For a lot of people, investing is one of the best ways to generate a consistent and attractive income, particularly if you have financial goals in mind that you hope to meet. When done properly, investing can help you achieve financial stability that lasts way into retirement, which is why it’s often best to start while you’re young. Find out why your twenties are a good time to invest, and the best way to do so.
So what type of ways could you start investing? One of the most popular investment types among young people is buy to let property investment. For a long time, the property market was dominated by an older demographic of around 40 to 49-year-olds, and while people of this age range still make up the largest share of buy to let mortgages, there’s been a shift in recent years. Since 2015, research shows a year-on-year rise in the amount of buy to let mortgage applications from those in the age range of 20 – 29 and 30 – 39.

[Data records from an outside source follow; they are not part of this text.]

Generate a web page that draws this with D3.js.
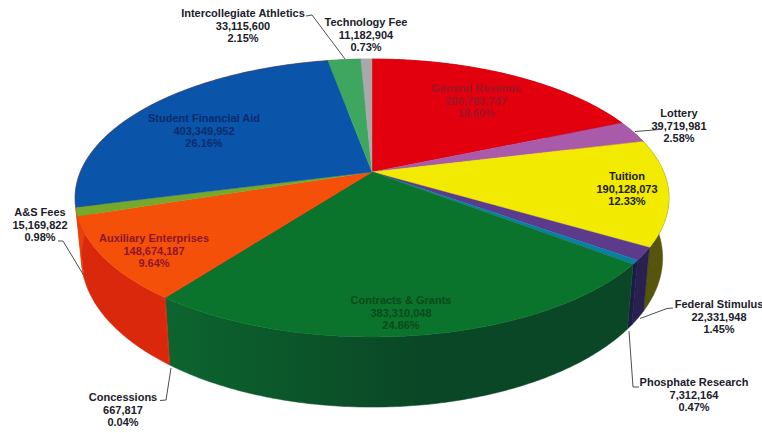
<!DOCTYPE html>
<html>
<head>
<meta charset="utf-8">
<script src="https://cdn.jsdelivr.net/npm/d3@7/dist/d3.min.js"></script>
<style>
  html, body { margin: 0; background: #fff; }
  text { font-family: "Liberation Sans", Arial, sans-serif; font-weight: bold; font-size: 11px; }
</style>
</head>
<body>
<svg id="chart" width="762" height="433"></svg>
<script>
// Revenue sources, clockwise from twelve o'clock
const categories = ["General Revenue", "Lottery", "Tuition", "Federal Stimulus", "Phosphate Research",
  "Contracts & Grants", "Concessions", "Auxiliary Enterprises", "A&S Fees", "Student Financial Aid",
  "Intercollegiate Athletics", "Technology Fee"];
const amounts = [286783747, 39719981, 190128073, 22331948, 7312164,
  383310048, 667817, 148674187, 15169822, 403349952, 33115600, 11182904];
const percents = ["18.60%", "2.58%", "12.33%", "1.45%", "0.47%",
  "24.86%", "0.04%", "9.64%", "0.98%", "26.16%", "2.15%", "0.73%"];

const faceColors = ["#e2000f", "#a95ba9", "#f2ea00", "#5c3a8c", "#0b7fa3",
  "#0b742c", "#d8260c", "#f5500a", "#76a92b", "#0a54aa", "#3fa660", "#a9a9ab"];
const sideColors = ["#9a0a0a", "#6a3a6a", "#55550c", "#2a2050", "#1c1c48",
  "#0b4a26", "#d8260c", "#d9280c", "#e8400c", "#e8400c", "#2a7040", "#777777"];
const labelColors = ["#a01525", "#20202a", "#20200a", "#20202a", "#20202a",
  "#0a4a1e", "#20202a", "#8f1528", "#20202a", "#0b2c6c", "#20202a", "#20202a"];

// Centre of each three-line label, in the same order as the categories
const labelX = [476, 679, 627, 719, 694, 401, 123, 154, 40, 204, 243, 366];
const labelY = [88, 113, 176, 304, 382, 300, 397, 238, 212, 118, 13, 22];
const lineStep = 12.6;

// Leader lines, by category name
const leaders = {
  "Lottery": [[659, 129.5], [648, 130.5], [635, 131.5]],
  "Federal Stimulus": [[673, 308], [667, 308.5], [640, 318.5]],
  "Phosphate Research": [[639, 387], [633, 387], [629, 331]],
  "Concessions": [[160, 400.5], [166, 400], [171, 368]],
  "A&S Fees": [[58, 241], [63, 241], [83.5, 275]],
  "Intercollegiate Athletics": [[306, 16], [312, 15], [345, 59]]
};

// Perspective view of the disc: far side compressed, near side stretched
const topPlane = { cx: 372, cy: 172, rx: 291.7, ry: 134.1, p: 0.187 };
const basePlane = { cx: 372, cy: 230, rx: 285.5, ry: 144, p: 0.187 };

function project(angle, plane) {
  const s = Math.sin(angle), c = Math.cos(angle);
  const w = 1 + plane.p * c;
  return [plane.cx + plane.rx * s / w, plane.cy - plane.ry * c / w];
}

const svg = d3.select("#chart");
const line = d3.line();
const pie = d3.pie().sort(null).value(d => d)(amounts);

function arcAngles(d) {
  const n = Math.max(2, Math.ceil((d.endAngle - d.startAngle) / 0.01));
  return d3.range(n + 1).map(i => d.startAngle + (d.endAngle - d.startAngle) * i / n);
}

// Contracts & Grants wall fades darker toward the right
const defs = svg.append("defs");
const wall = defs.append("linearGradient").attr("id", "grantsWall")
  .attr("gradientUnits", "userSpaceOnUse")
  .attr("x1", 170).attr("x2", 420).attr("y1", 0).attr("y2", 0);
wall.append("stop").attr("offset", 0).attr("stop-color", "#0d642e");
wall.append("stop").attr("offset", 1).attr("stop-color", "#0a4726");

// Side wall of the disc, painted first so the top face covers the far half
svg.append("g").selectAll("path").data(pie).join("path")
  .attr("d", d => {
    const a = arcAngles(d);
    return line(a.map(t => project(t, topPlane)).concat(a.reverse().map(t => project(t, basePlane)))) + "Z";
  })
  .attr("fill", d => d.index === 5 ? "url(#grantsWall)" : sideColors[d.index])
  .attr("stroke", d => d.index === 5 ? "url(#grantsWall)" : sideColors[d.index])
  .attr("stroke-width", 0.5);

// Top face
svg.append("g").selectAll("path").data(pie).join("path")
  .attr("d", d => line([[topPlane.cx, topPlane.cy]].concat(arcAngles(d).map(t => project(t, topPlane)))) + "Z")
  .attr("fill", d => faceColors[d.index])
  .attr("stroke", d => faceColors[d.index])
  .attr("stroke-width", 0.4);

// Leader lines
svg.append("g").selectAll("path").data(Object.values(leaders)).join("path")
  .attr("d", d => line(d))
  .attr("fill", "none")
  .attr("stroke", "#3a3a3a")
  .attr("stroke-width", 0.9);

// Three-line labels: name, amount, share
const fmt = d3.format(",");
const labels = svg.append("g").attr("text-anchor", "middle").selectAll("text").data(categories).join("text")
  .attr("fill", (d, i) => labelColors[i]);
labels.each(function (name, i) {
  [name, fmt(amounts[i]), percents[i]].forEach((row, j) => {
    d3.select(this).append("tspan")
      .attr("x", labelX[i])
      .attr("y", labelY[i] + j * lineStep + 4)
      .text(row);
  });
});
</script>
</body>
</html>
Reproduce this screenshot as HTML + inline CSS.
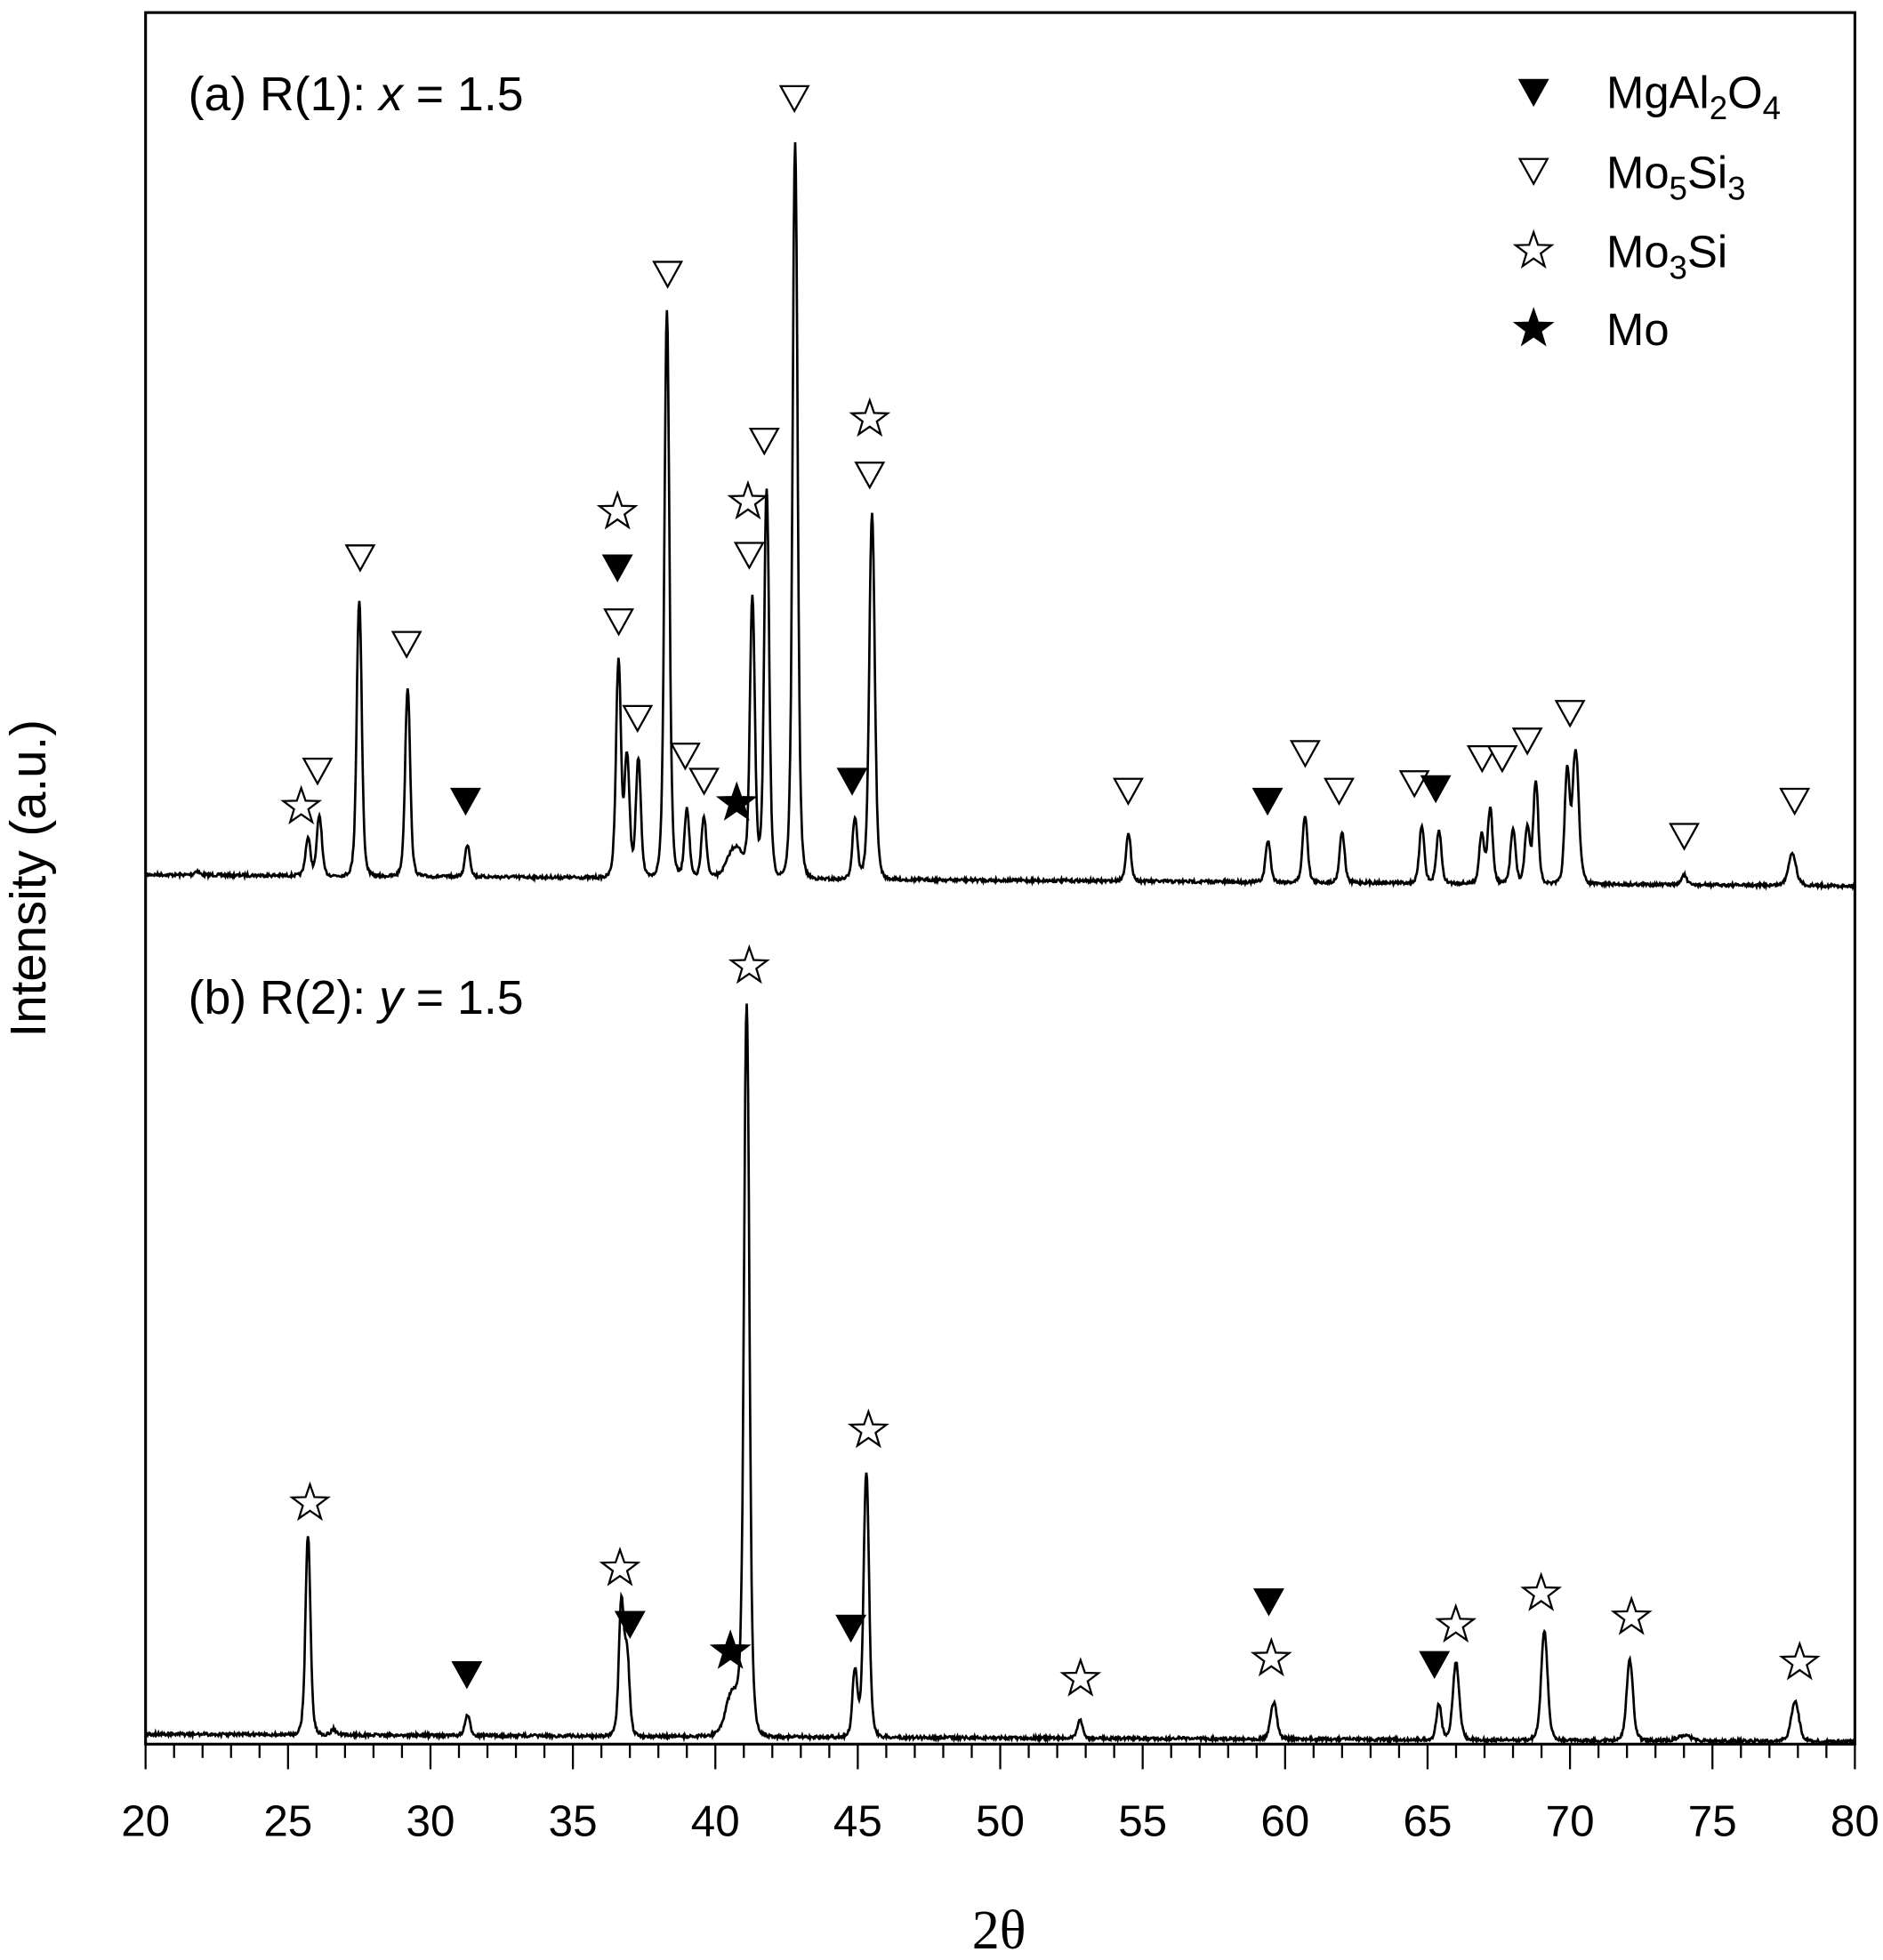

Property investment might seem out of reach for a lot of twenty somethings, but the reality is that investing in property can be a lot less pricey than you’d think. Property companies like RW Invest offer the chance to invest in properties for less than £100,000, some of which can be as low as £55,000 – £59,000. Young people that are earning a high enough income to invest this kind of money will benefit from strong rental returns, especially in UK buy to let hotspots like Liverpool. Those in their twenties that don’t have the financial means to invest in property outright should look into a buy to let mortgage. This works in the same way as a regular mortgage, but there are some limitations on who can and who can’t qualify for one. You need to have a good credit record, earn £25,000 or more a year, and you need to own your own home alongside wanting to buy a rental property.
So what makes your twenties such a good time to consider property investment? For one thing, time is on your side the sooner you make the investment. If you invest in a property in your twenties, by the time you’re 60 the property could have increased in value massively, putting lots of potential money in your pocket. If you’re hoping to invest in property with lots of potential for capital appreciation behind it, look at investing in cities like Liverpool and Manchester, where economic growth and regeneration suggests strong capital growth is on the horizon. Another benefit of investing in property at this age is the fact that young people can afford to take more risks, with years of earning ahead of them and often fewer responsibilities to worry about.
Those who begin investing in buy to let property often find that they enjoy the process and the perks so much that they build a property portfolio and become a full-time landlord. Young people who don’t know which career path they want to take could benefit from the flexibility and financial gains that buy to let can provide, choosing this as their full-time career. All in all, twenty something’s that are thinking about boosting their income, saving for their future, and possibly finding a new career, should definitely consider property investment as a promising and fulfilling venture.